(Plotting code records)
— Begin —
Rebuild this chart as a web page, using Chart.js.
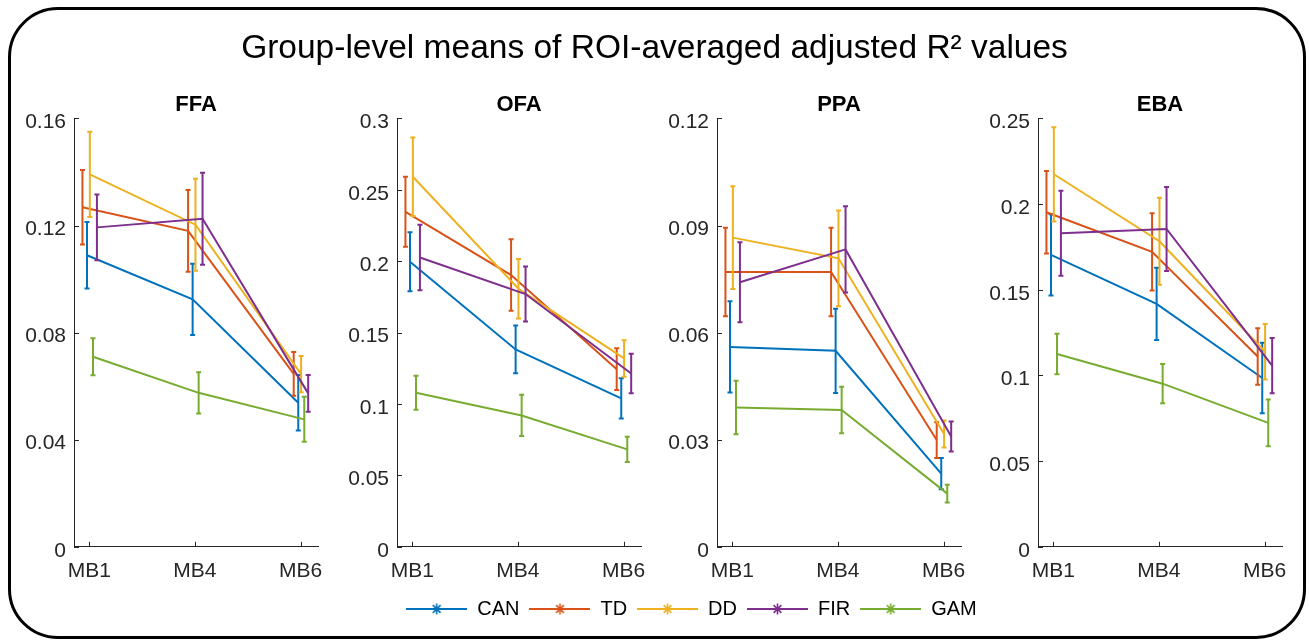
<!DOCTYPE html>
<html lang="en">
<head>
<meta charset="UTF-8">
<title>Group-level means of ROI-averaged adjusted R² values</title>
<script src="https://cdn.jsdelivr.net/npm/chart.js@4.4.1/dist/chart.umd.min.js"></script>
<style>
  body { margin: 0; background: #fff; }
  #figure { position: relative; width: 1309px; height: 640px; overflow: hidden; background: #fff; }
  #frame { position: absolute; left: 8px; top: 7px; width: 1298px; height: 632px; box-sizing: border-box;
           border: 3px solid #000; border-radius: 50px; }
  canvas { position: absolute; }
</style>
</head>
<body>
<div id="figure">
  <div id="frame"></div>
  <canvas id="titleChart" width="1309" height="100" style="left:0;top:0"></canvas>
  <canvas id="ffaChart" width="326" height="516"></canvas>
  <canvas id="ofaChart" width="326" height="516"></canvas>
  <canvas id="ppaChart" width="326" height="516"></canvas>
  <canvas id="ebaChart" width="326" height="516"></canvas>
  <canvas id="legendChart" width="615" height="120" style="left:384px;top:585px"></canvas>
</div>

<script>
const figureTitle = 'Group-level means of ROI-averaged adjusted R² values'
const conditions = ['MB1', 'MB4', 'MB6']
const methods = ['CAN', 'TD', 'DD', 'FIR', 'GAM']

// rows: CAN, TD, DD, FIR, GAM -- columns: MB1, MB4, MB6
const ffaMeans = [
    [0.1089, 0.0924, 0.0538],
    [0.1268, 0.1180, 0.0646],
    [0.1391, 0.1203, 0.0645],
    [0.1193, 0.1225, 0.0573],
    [0.0710, 0.0575, 0.0476]
]
const ffaErrors = [
    [0.0124, 0.0133, 0.0104],
    [0.0139, 0.0153, 0.0082],
    [0.0159, 0.0172, 0.0068],
    [0.0123, 0.0172, 0.0069],
    [0.0069, 0.0077, 0.0084]
]
const ofaMeans = [
    [0.1996, 0.1382, 0.1039],
    [0.2346, 0.1903, 0.1244],
    [0.2591, 0.1807, 0.1319],
    [0.2026, 0.1770, 0.1214],
    [0.1079, 0.0920, 0.0682]
]
const ofaErrors = [
    [0.0206, 0.0167, 0.0141],
    [0.0245, 0.0250, 0.0146],
    [0.0275, 0.0208, 0.0128],
    [0.0230, 0.0193, 0.0138],
    [0.0119, 0.0144, 0.0088]
]
const ppaMeans = [
    [0.0560, 0.0549, 0.0205],
    [0.0770, 0.0770, 0.0299],
    [0.0866, 0.0808, 0.0316],
    [0.0741, 0.0833, 0.0309],
    [0.0390, 0.0383, 0.0149]
]
const ppaErrors = [
    [0.0128, 0.0118, 0.0044],
    [0.0124, 0.0124, 0.0050],
    [0.0144, 0.0134, 0.0038],
    [0.0112, 0.0121, 0.0042],
    [0.0075, 0.0065, 0.0025]
]
const ebaMeans = [
    [0.1704, 0.1418, 0.0985],
    [0.1952, 0.1721, 0.1111],
    [0.2174, 0.1783, 0.1138],
    [0.1830, 0.1855, 0.1057],
    [0.1125, 0.0952, 0.0723]
]
const ebaErrors = [
    [0.0237, 0.0211, 0.0206],
    [0.0241, 0.0225, 0.0165],
    [0.0275, 0.0254, 0.0162],
    [0.0248, 0.0245, 0.0161],
    [0.0118, 0.0115, 0.0136]
]

const ffaTicks = [0, 0.04, 0.08, 0.12, 0.16]
const ofaTicks = [0, 0.05, 0.1, 0.15, 0.2, 0.25, 0.3]
const ppaTicks = [0, 0.03, 0.06, 0.09, 0.12]
const ebaTicks = [0, 0.05, 0.1, 0.15, 0.2, 0.25]

// styling
const FONT = "'Liberation Sans', Arial, Helvetica, sans-serif"
const AXIS = '#262626'
const colors = ['#0072BD', '#D95319', '#EDB120', '#7E2F8E', '#77AC30']
const xShift = [-0.022, -0.065, 0.005, 0.072, 0.035]   // small horizontal dodge per method
const Y_AXIS_W = 72

// vertical error bars with caps, drawn after each line
const errorBars = {
    id: 'errorBars',
    afterDatasetDraw(chart, args) {
        const ds = chart.data.datasets[args.index]
        if (!ds.errors) return
        const {x, y} = chart.scales
        const ctx = chart.ctx
        ctx.save()
        ctx.strokeStyle = ds.borderColor
        ctx.lineWidth = 2
        ctx.beginPath()
        ds.data.forEach((p, i) => {
            const px = x.getPixelForValue(p.x)
            const top = y.getPixelForValue(p.y + ds.errors[i])
            const bot = y.getPixelForValue(p.y - ds.errors[i])
            ctx.moveTo(px, top); ctx.lineTo(px, bot)
            ctx.moveTo(px - 2.5, top); ctx.lineTo(px + 2.5, top)
            ctx.moveTo(px - 2.5, bot); ctx.lineTo(px + 2.5, bot)
        })
        ctx.stroke()
        ctx.restore()
    }
}

// matlab style ticks pointing into the axes
const inwardTicks = {
    id: 'inwardTicks',
    afterDraw(chart) {
        const {ctx, chartArea: a, scales: {x, y}} = chart
        ctx.save()
        ctx.strokeStyle = AXIS
        ctx.lineWidth = 1
        ctx.beginPath()
        y.ticks.forEach(t => {
            const py = Math.round(y.getPixelForValue(t.value)) + 0.5
            ctx.moveTo(a.left, py); ctx.lineTo(a.left + 5, py)
        })
        x.ticks.forEach(t => {
            const px = Math.round(x.getPixelForValue(t.value)) + 0.5
            ctx.moveTo(px, a.bottom); ctx.lineTo(px, a.bottom - 5)
        })
        ctx.stroke()
        ctx.restore()
    }
}

function makePanel(id, name, means, errors, yTicks, axisLeft) {
    const canvas = document.getElementById(id)
    canvas.style.left = (axisLeft - Y_AXIS_W) + 'px'
    canvas.style.top = '80px'
    new Chart(canvas, {
        type: 'line',
        data: {
            datasets: methods.map((m, s) => ({
                label: m,
                data: conditions.map((c, i) => ({x: i + 1 + xShift[s], y: means[s][i]})),
                errors: errors[s],
                borderColor: colors[s],
                backgroundColor: colors[s],
                borderWidth: 2,
                pointRadius: 0,
                order: methods.length - s
            }))
        },
        options: {
            responsive: false,
            animation: false,
            events: [],
            layout: {padding: {left: 0, right: 10, top: 0, bottom: 0}},
            plugins: {
                legend: {display: false},
                tooltip: {enabled: false},
                title: {
                    display: true, text: name, fullSize: false, color: '#000',
                    font: {size: 22, weight: 'bold', family: FONT},
                    padding: {top: 12, bottom: 0}
                }
            },
            scales: {
                x: {
                    type: 'linear', min: 0.855, max: 3.165,
                    afterBuildTicks: sc => { sc.ticks = conditions.map((c, i) => ({value: i + 1})) },
                    afterFit: sc => { sc.paddingLeft = 0; sc.paddingRight = 0 },
                    ticks: {
                        callback: v => conditions[Math.round(v) - 1],
                        color: AXIS, font: {size: 21, family: FONT},
                        padding: 12, maxRotation: 0, autoSkip: false
                    },
                    grid: {display: false, drawTicks: false},
                    border: {display: true, color: AXIS, width: 1}
                },
                y: {
                    min: 0, max: yTicks[yTicks.length - 1],
                    afterBuildTicks: sc => { sc.ticks = yTicks.map(v => ({value: v})) },
                    afterFit: sc => { sc.width = Y_AXIS_W },
                    ticks: {
                        callback: v => String(v),
                        color: AXIS, font: {size: 21, family: FONT},
                        padding: 8, labelOffset: 4
                    },
                    grid: {display: false, drawTicks: false},
                    border: {display: true, color: AXIS, width: 1}
                }
            }
        },
        plugins: [errorBars, inwardTicks]
    })
}

makePanel('ffaChart', 'FFA', ffaMeans, ffaErrors, ffaTicks, 74)
makePanel('ofaChart', 'OFA', ofaMeans, ofaErrors, ofaTicks, 397)
makePanel('ppaChart', 'PPA', ppaMeans, ppaErrors, ppaTicks, 717)
makePanel('ebaChart', 'EBA', ebaMeans, ebaErrors, ebaTicks, 1038)

// figure title
new Chart(document.getElementById('titleChart'), {
    type: 'line',
    data: {datasets: []},
    options: {
        responsive: false, animation: false, events: [],
        scales: {x: {display: false}, y: {display: false}},
        plugins: {
            legend: {display: false},
            tooltip: {enabled: false},
            title: {
                display: true, text: figureTitle, color: '#000',
                font: {size: 33.5, weight: 'normal', family: FONT},
                padding: {top: 29, bottom: 0}
            }
        }
    }
})

// legend swatch: line with asterisk marker
function swatch(color) {
    const c = document.createElement('canvas')
    c.width = 61
    c.height = 16
    const ctx = c.getContext('2d')
    ctx.strokeStyle = color
    ctx.lineWidth = 2
    ctx.beginPath()
    ctx.moveTo(0, 8); ctx.lineTo(61, 8)
    ctx.stroke()
    ctx.lineWidth = 1.6
    Chart.helpers.drawPoint(ctx, {pointStyle: 'star', radius: 5.5, rotation: 0, borderWidth: 1.6}, 30.5, 8)
    return c
}

new Chart(document.getElementById('legendChart'), {
    type: 'line',
    data: {datasets: methods.map((m, s) => ({label: m, data: [], borderColor: colors[s]}))},
    options: {
        responsive: false, animation: false, events: [],
        layout: {padding: {top: 4}},
        scales: {x: {display: false}, y: {display: false}},
        plugins: {
            tooltip: {enabled: false},
            legend: {
                display: true, position: 'top',
                labels: {
                    color: '#000', font: {size: 20, family: FONT},
                    usePointStyle: true, pointStyleWidth: 61, boxHeight: 20, padding: 10,
                    generateLabels: chart => chart.data.datasets.map((ds, i) => ({
                        text: ds.label, pointStyle: swatch(ds.borderColor),
                        fillStyle: ds.borderColor, strokeStyle: ds.borderColor,
                        lineWidth: 0, hidden: false, datasetIndex: i
                    }))
                }
            }
        }
    }
})
</script>
</body>
</html>
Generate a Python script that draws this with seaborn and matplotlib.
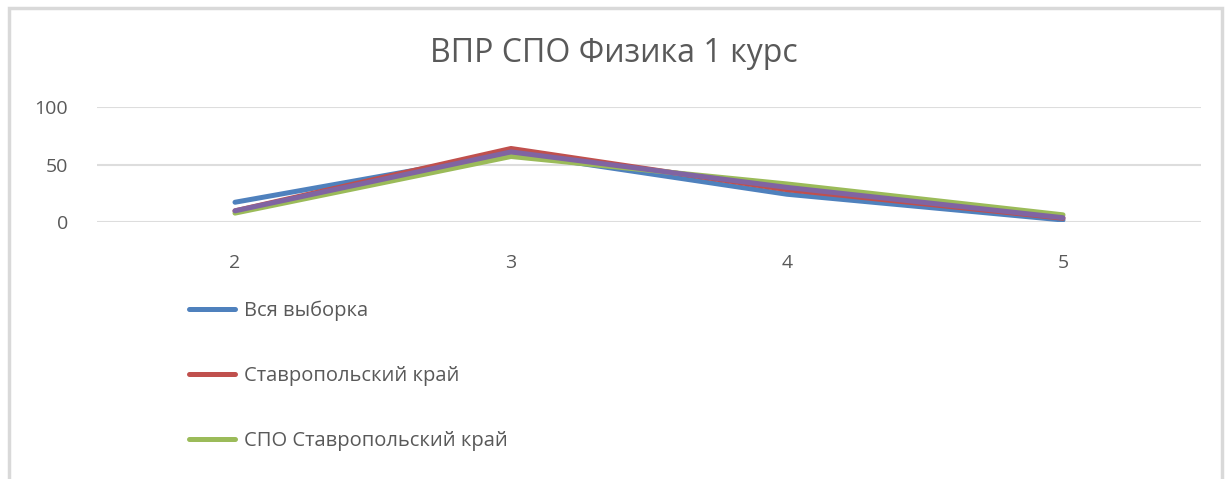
import pandas as pd
import matplotlib.pyplot as plt
import seaborn as sns
from matplotlib.patches import Rectangle
from matplotlib.lines import Line2D

# data
grades = ['2', '3', '4', '5']
all_sample = [17, 60, 24, 1.5]
stavropol = [9.5, 64, 28, 3]
spo_stavropol = [7.5, 57, 33, 6]
series4 = [9.5, 61, 30, 3.5]

series_names = ['Вся выборка', 'Ставропольский край', 'СПО Ставропольский край', 'Ряд 4']
colors = ['#4F81BD', '#C0504D', '#9BBB59', '#8064A2']

df = pd.DataFrame({
    'grade': grades * 4,
    'value': all_sample + stavropol + spo_stavropol + series4,
    'series': [n for n in series_names for _ in grades],
})

sns.set_style('white')
plt.rcParams['font.family'] = ['Open Sans', 'DejaVu Sans']

fig = plt.figure(figsize=(12.28, 4.79), dpi=100)
ax = fig.add_axes([97 / 1228, 1 - 221.7 / 479, 1104 / 1228, 114.4 / 479])

sns.lineplot(data=df, x='grade', y='value', hue='series', palette=colors,
             linewidth=3.6, ax=ax, legend=False, sort=False)
for ln in ax.lines:
    ln.set_solid_capstyle('round')

ax.set_xlim(-0.5, 3.5)
ax.set_ylim(0, 100)
ax.set_yticks([0, 50, 100])
ax.grid(True, axis='y', color='#DDDDDD', linewidth=1.5)
ax.set_axisbelow(True)
for s in ax.spines.values():
    s.set_visible(False)
ax.set_xlabel('')
ax.set_ylabel('')
ax.tick_params(axis='both', length=0, labelsize=14, colors='#595959')
ax.tick_params(axis='x', pad=23)
ax.tick_params(axis='y', pad=21)

fig.text(0.5, 1 - 54 / 479, 'ВПР СПО Физика 1 курс', ha='center', va='center',
         fontsize=23, color='#595959')

# legend (only first three series visible)
handles = [Line2D([0], [0], color=c, linewidth=3.6, solid_capstyle='round') for c in colors[:3]]
fig.legend(handles, series_names[:3], loc='upper left',
           bbox_to_anchor=(171 / 1228, 1 - 282 / 479), frameon=False,
           fontsize=14.5, labelcolor='#595959', handlelength=2.3, handletextpad=0.4,
           labelspacing=2.25)

# outer chart border
fig.patches.append(Rectangle((9 / 1228, -0.1), 1213 / 1228, 1.1 - 8 / 479,
                             transform=fig.transFigure, fill=False,
                             edgecolor='#D9D9D9', linewidth=2.5))

fig.savefig('out.png', dpi=100)
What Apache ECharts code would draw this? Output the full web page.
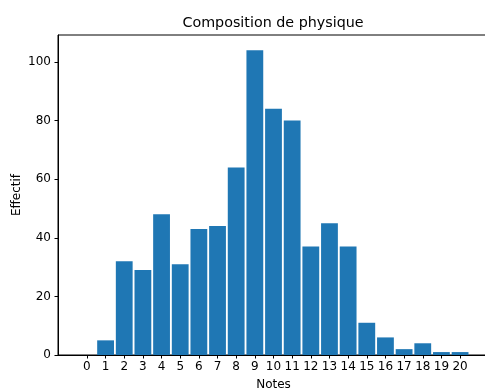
— End —
● **WHAT THE TASK REQUIRES**: Print exactly the lines from the line containing "Generate a Python" through the line containing "labelspacing=2.25)", and omit any picture found among them.

● **WRITTEN REPLY**:
Generate a Python script that draws this with seaborn and matplotlib.
import pandas as pd
import matplotlib.pyplot as plt
import seaborn as sns
from matplotlib.patches import Rectangle
from matplotlib.lines import Line2D

# data
grades = ['2', '3', '4', '5']
all_sample = [17, 60, 24, 1.5]
stavropol = [9.5, 64, 28, 3]
spo_stavropol = [7.5, 57, 33, 6]
series4 = [9.5, 61, 30, 3.5]

series_names = ['Вся выборка', 'Ставропольский край', 'СПО Ставропольский край', 'Ряд 4']
colors = ['#4F81BD', '#C0504D', '#9BBB59', '#8064A2']

df = pd.DataFrame({
    'grade': grades * 4,
    'value': all_sample + stavropol + spo_stavropol + series4,
    'series': [n for n in series_names for _ in grades],
})

sns.set_style('white')
plt.rcParams['font.family'] = ['Open Sans', 'DejaVu Sans']

fig = plt.figure(figsize=(12.28, 4.79), dpi=100)
ax = fig.add_axes([97 / 1228, 1 - 221.7 / 479, 1104 / 1228, 114.4 / 479])

sns.lineplot(data=df, x='grade', y='value', hue='series', palette=colors,
             linewidth=3.6, ax=ax, legend=False, sort=False)
for ln in ax.lines:
    ln.set_solid_capstyle('round')

ax.set_xlim(-0.5, 3.5)
ax.set_ylim(0, 100)
ax.set_yticks([0, 50, 100])
ax.grid(True, axis='y', color='#DDDDDD', linewidth=1.5)
ax.set_axisbelow(True)
for s in ax.spines.values():
    s.set_visible(False)
ax.set_xlabel('')
ax.set_ylabel('')
ax.tick_params(axis='both', length=0, labelsize=14, colors='#595959')
ax.tick_params(axis='x', pad=23)
ax.tick_params(axis='y', pad=21)

fig.text(0.5, 1 - 54 / 479, 'ВПР СПО Физика 1 курс', ha='center', va='center',
         fontsize=23, color='#595959')

# legend (only first three series visible)
handles = [Line2D([0], [0], color=c, linewidth=3.6, solid_capstyle='round') for c in colors[:3]]
fig.legend(handles, series_names[:3], loc='upper left',
           bbox_to_anchor=(171 / 1228, 1 - 282 / 479), frameon=False,
           fontsize=14.5, labelcolor='#595959', handlelength=2.3, handletextpad=0.4,
           labelspacing=2.25)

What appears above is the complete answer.